DATA SEGMENT >>
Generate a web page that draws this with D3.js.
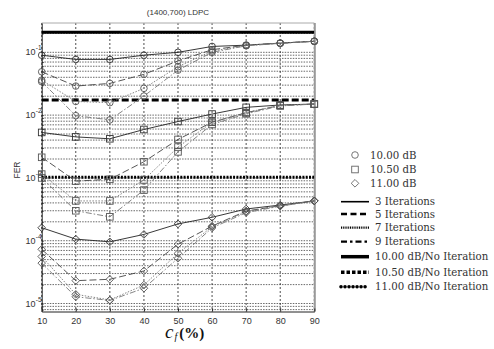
<!DOCTYPE html>
<html>
<head>
<meta charset="utf-8">
<script src="https://cdn.jsdelivr.net/npm/d3@7/dist/d3.min.js"></script>
<style>
  html, body { margin: 0; padding: 0; background: #fff; }
  svg { display: block; }
</style>
</head>
<body>
<svg id="chart" width="494" height="349"></svg>
<script>
// ---------------- DATA ----------------
const xValues = [10, 20, 30, 40, 50, 60, 70, 80, 90];
const xTickLabels = ["10", "20", "30", "40", "50", "60", "70", "80", "90"];
const yTickExponents = [-1, -2, -3, -4, -5];
const snrLabels = ["10.00 dB", "10.50 dB", "11.00 dB"];
const iterationLabels = ["3 Iterations", "5 Iterations", "7 Iterations", "9 Iterations"];
const noIterLabels = ["10.00 dB/No Iteration", "10.50 dB/No Iteration", "11.00 dB/No Iteration"];
const noIterFER = [0.208, 0.0174, 0.00102];

// 10.00 dB (circles)
const fer10_it3 = [0.090, 0.077, 0.077, 0.090, 0.100, 0.124, 0.130, 0.140, 0.150];
const fer10_it5 = [0.049, 0.029, 0.032, 0.0446, 0.073, 0.110, 0.130, 0.140, 0.150];
const fer10_it7 = [0.036, 0.0165, 0.0158, 0.0267, 0.059, 0.105, 0.128, 0.140, 0.150];
const fer10_it9 = [0.034, 0.0098, 0.0084, 0.0201, 0.052, 0.100, 0.127, 0.139, 0.150];
// 10.50 dB (squares)
const fer105_it3 = [0.0053, 0.0045, 0.0042, 0.0059, 0.0079, 0.0104, 0.0133, 0.0145, 0.0150];
const fer105_it5 = [0.00213, 0.00089, 0.00095, 0.00181, 0.0041, 0.0077, 0.0109, 0.0143, 0.0150];
const fer105_it7 = [0.00115, 0.00043, 0.00043, 0.00093, 0.0031, 0.0077, 0.0110, 0.0143, 0.0150];
const fer105_it9 = [0.00100, 0.00030, 0.00024, 0.00064, 0.0026, 0.0071, 0.0105, 0.0140, 0.0150];
// 11.00 dB (diamonds)
const fer11_it3 = [1.61e-4, 1.06e-4, 9.6e-5, 1.26e-4, 1.85e-4, 2.36e-4, 3.2e-4, 3.7e-4, 4.3e-4];
const fer11_it5 = [7.3e-5, 2.31e-5, 2.43e-5, 3.3e-5, 8.8e-5, 1.71e-4, 2.97e-4, 3.6e-4, 4.3e-4];
const fer11_it7 = [5.6e-5, 1.40e-5, 1.14e-5, 1.97e-5, 6.3e-5, 1.67e-4, 2.9e-4, 3.6e-4, 4.3e-4];
const fer11_it9 = [4.4e-5, 1.28e-5, 1.12e-5, 1.75e-5, 5.25e-5, 1.60e-4, 2.8e-4, 3.55e-4, 4.3e-4];

const seriesTable = [
  [fer10_it3, fer10_it5, fer10_it7, fer10_it9],
  [fer105_it3, fer105_it5, fer105_it7, fer105_it9],
  [fer11_it3, fer11_it5, fer11_it7, fer11_it9]
];

// ---------------- STYLES ----------------
const markerShapes = ["circle", "square", "diamond"];
const iterStyles = [
  { dash: null, color: "#222", width: 0.9 },
  { dash: "7,3", color: "#444", width: 0.9 },
  { dash: "1.5,1.5", color: "#777", width: 0.9 },
  { dash: "6,2,1.5,2", color: "#777", width: 0.9 }
];
const noIterStyles = [
  { dash: null, width: 3 },
  { dash: "7,3", width: 2.8 },
  { dash: "2,1.3", width: 3 }
];

// ---------------- LAYOUT ----------------
const svg = d3.select("#chart");
const plot = { left: 41.7, right: 314.3, top: 23, bottom: 311.5 };
const x = d3.scaleLinear().domain([10, 90]).range([plot.left, plot.right]);
const y = d3.scaleLog().domain([7.46e-6, 0.293]).range([plot.bottom, plot.top]);

const tickFont = "'Liberation Sans Narrow', 'Liberation Sans', Arial, sans-serif";

// grid lines
const gridG = svg.append("g");
const minorVals = [];
for (let e = -6; e <= 0; e++) {
  for (let k = 1; k <= 9; k++) {
    const v = k * Math.pow(10, e);
    if (v >= y.domain()[0] && v <= y.domain()[1]) minorVals.push(v);
  }
}
gridG.selectAll("line.hg").data(minorVals).join("line")
  .attr("x1", plot.left).attr("x2", plot.right)
  .attr("y1", d => y(d)).attr("y2", d => y(d))
  .attr("stroke", "#444").attr("stroke-width", 0.8)
  .attr("stroke-dasharray", "1.5,1.2");
gridG.selectAll("line.vg").data(xValues).join("line")
  .attr("x1", d => x(d)).attr("x2", d => x(d))
  .attr("y1", plot.top).attr("y2", plot.bottom)
  .attr("stroke", "#222").attr("stroke-width", 0.8)
  .attr("stroke-dasharray", "2,2");

// frame
svg.append("line").attr("x1", plot.left).attr("x2", plot.right).attr("y1", plot.top).attr("y2", plot.top)
  .attr("stroke", "#aaa").attr("stroke-width", 1);
svg.append("line").attr("x1", plot.right + 0.5).attr("x2", plot.right + 0.5).attr("y1", plot.top).attr("y2", plot.bottom)
  .attr("stroke", "#999").attr("stroke-width", 2);

// axes
const xAxis = d3.axisBottom(x).tickValues(xValues).tickFormat((d, i) => xTickLabels[i]).tickSizeInner(-3).tickSizeOuter(0).tickPadding(6);
const xg = svg.append("g").attr("transform", `translate(0,${plot.bottom})`).call(xAxis);
xg.select(".domain").attr("stroke", "#222");
xg.selectAll(".tick line").attr("stroke", "#222");
xg.selectAll("text").attr("font-family", tickFont).attr("font-size", 9).attr("fill", "#333");

const yAxis = d3.axisLeft(y).tickValues(minorVals).tickFormat(() => "").tickSizeInner(-2).tickSizeOuter(0);
const yg = svg.append("g").attr("transform", `translate(${plot.left},0)`).call(yAxis);
yg.select(".domain").attr("stroke", "#222");
yg.selectAll(".tick line").attr("stroke", "#222");

// y tick labels 10^e
const ylab = svg.append("g");
yTickExponents.forEach(e => {
  const yy = y(Math.pow(10, e));
  ylab.append("text").attr("x", 35.5).attr("y", yy + 3)
    .attr("text-anchor", "end").attr("font-family", tickFont).attr("font-size", 9).attr("fill", "#333")
    .text("10");
  ylab.append("text").attr("x", 35.8).attr("y", yy - 2)
    .attr("font-family", tickFont).attr("font-size", 6.5).attr("fill", "#333")
    .text(String(e));
});

// clip
svg.append("clipPath").attr("id", "clip").append("rect")
  .attr("x", plot.left).attr("y", plot.top).attr("width", plot.right - plot.left).attr("height", plot.bottom - plot.top);

// no-iteration lines
const noG = svg.append("g").attr("clip-path", "url(#clip)");
noIterFER.forEach((v, i) => {
  noG.append("line").attr("x1", plot.left).attr("x2", plot.right)
    .attr("y1", y(v)).attr("y2", y(v))
    .attr("stroke", "#000").attr("stroke-width", noIterStyles[i].width)
    .attr("stroke-dasharray", noIterStyles[i].dash);
});

// series
const line = d3.line().x(d => x(d[0])).y(d => y(d[1]));
const seriesG = svg.append("g");
function drawMarker(g, shape, cx, cy, color) {
  if (shape === "circle") {
    g.append("circle").attr("cx", cx).attr("cy", cy).attr("r", 3.3)
      .attr("fill", "none").attr("stroke", color).attr("stroke-width", 0.9);
  } else if (shape === "square") {
    g.append("rect").attr("x", cx - 3.3).attr("y", cy - 3.3).attr("width", 6.6).attr("height", 6.6)
      .attr("fill", "none").attr("stroke", color).attr("stroke-width", 0.9);
  } else {
    const r = 3.8;
    g.append("path").attr("d", `M${cx},${cy - r}L${cx + r},${cy}L${cx},${cy + r}L${cx - r},${cy}Z`)
      .attr("fill", "none").attr("stroke", color).attr("stroke-width", 0.9);
  }
}
seriesTable.forEach((group, si) => {
  group.forEach((vals, ii) => {
    const pts = xValues.map((xv, k) => [xv, vals[k]]);
    const st = iterStyles[ii];
    seriesG.append("path").attr("d", line(pts)).attr("fill", "none")
      .attr("stroke", st.color).attr("stroke-width", st.width)
      .attr("stroke-dasharray", st.dash);
    pts.forEach(p => drawMarker(seriesG, markerShapes[si], x(p[0]), y(p[1]), ii === 0 ? "#333" : "#555"));
  });
});

// title
svg.append("text").attr("x", 178).attr("y", 15).attr("text-anchor", "middle")
  .attr("font-family", "'Liberation Sans', Arial, sans-serif").attr("font-size", 8).attr("fill", "#333")
  .text("(1400,700) LDPC");

// y label
svg.append("text").attr("transform", "translate(19.5,170) rotate(-90)").attr("text-anchor", "middle")
  .attr("font-family", "'Liberation Sans', Arial, sans-serif").attr("font-size", 8.5).attr("fill", "#333")
  .text("FER");

// x label  c_f (%)
const xl = svg.append("text").attr("x", 165).attr("y", 337.5)
  .attr("font-family", "'Liberation Serif', 'Times New Roman', serif").attr("fill", "#111");
xl.append("tspan").attr("font-style", "italic").attr("font-size", 19).text("c");
xl.append("tspan").attr("font-style", "italic").attr("font-size", 10).attr("dy", 2.5).attr("dx", 1).text("f");
xl.append("tspan").attr("font-weight", "bold").attr("font-size", 15).attr("dy", -2.5).attr("dx", 2).text("(%)");

// legend
const legFont = "'DejaVu Serif', 'Liberation Serif', serif";
const legSize = 10.2;
const leg = svg.append("g");
const markerRowsY = [155, 169.5, 183.3];
snrLabels.forEach((lab, i) => {
  drawMarker(leg, markerShapes[i], 355, markerRowsY[i], "#666");
  leg.append("text").attr("x", 370).attr("y", markerRowsY[i] + 3.5)
    .attr("font-family", legFont).attr("font-size", legSize).attr("fill", "#333").text(lab);
});
const lineRowsY = [201.7, 214, 227.7, 241.7, 256.7, 272.3, 286.7];
const legLineStyles = [
  { dash: null, width: 1.6 },
  { dash: "6,3.5", width: 2.4 },
  { dash: "1,0.8", width: 2.2 },
  { dash: "6,3,2.5,3", width: 2.2 },
  { dash: null, width: 3.5 },
  { dash: "3.5,2", width: 3.6 },
  { dash: "0.01,4", width: 3.6, cap: "round" }
];
const legLineLabels = iterationLabels.concat(noIterLabels);
legLineLabels.forEach((lab, i) => {
  const st = legLineStyles[i];
  leg.append("line").attr("x1", 341).attr("x2", 369).attr("y1", lineRowsY[i]).attr("y2", lineRowsY[i])
    .attr("stroke", "#000").attr("stroke-width", st.width)
    .attr("stroke-dasharray", st.dash).attr("stroke-linecap", st.cap || "butt");
  leg.append("text").attr("x", 375).attr("y", lineRowsY[i] + 3.6)
    .attr("font-family", legFont).attr("font-size", legSize).attr("fill", "#333").text(lab);
});
</script>
</body>
</html>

CHALLENGE >> Every line from the start of the listing above through the line with "const noIterFER = [0.208, 0.0174, 0.00102];" should be repeated exactly; skip the pictures and add nothing else.

THE RESPONSE >>
Generate a web page that draws this with D3.js.
<!DOCTYPE html>
<html>
<head>
<meta charset="utf-8">
<script src="https://cdn.jsdelivr.net/npm/d3@7/dist/d3.min.js"></script>
<style>
  html, body { margin: 0; padding: 0; background: #fff; }
  svg { display: block; }
</style>
</head>
<body>
<svg id="chart" width="494" height="349"></svg>
<script>
// ---------------- DATA ----------------
const xValues = [10, 20, 30, 40, 50, 60, 70, 80, 90];
const xTickLabels = ["10", "20", "30", "40", "50", "60", "70", "80", "90"];
const yTickExponents = [-1, -2, -3, -4, -5];
const snrLabels = ["10.00 dB", "10.50 dB", "11.00 dB"];
const iterationLabels = ["3 Iterations", "5 Iterations", "7 Iterations", "9 Iterations"];
const noIterLabels = ["10.00 dB/No Iteration", "10.50 dB/No Iteration", "11.00 dB/No Iteration"];
const noIterFER = [0.208, 0.0174, 0.00102];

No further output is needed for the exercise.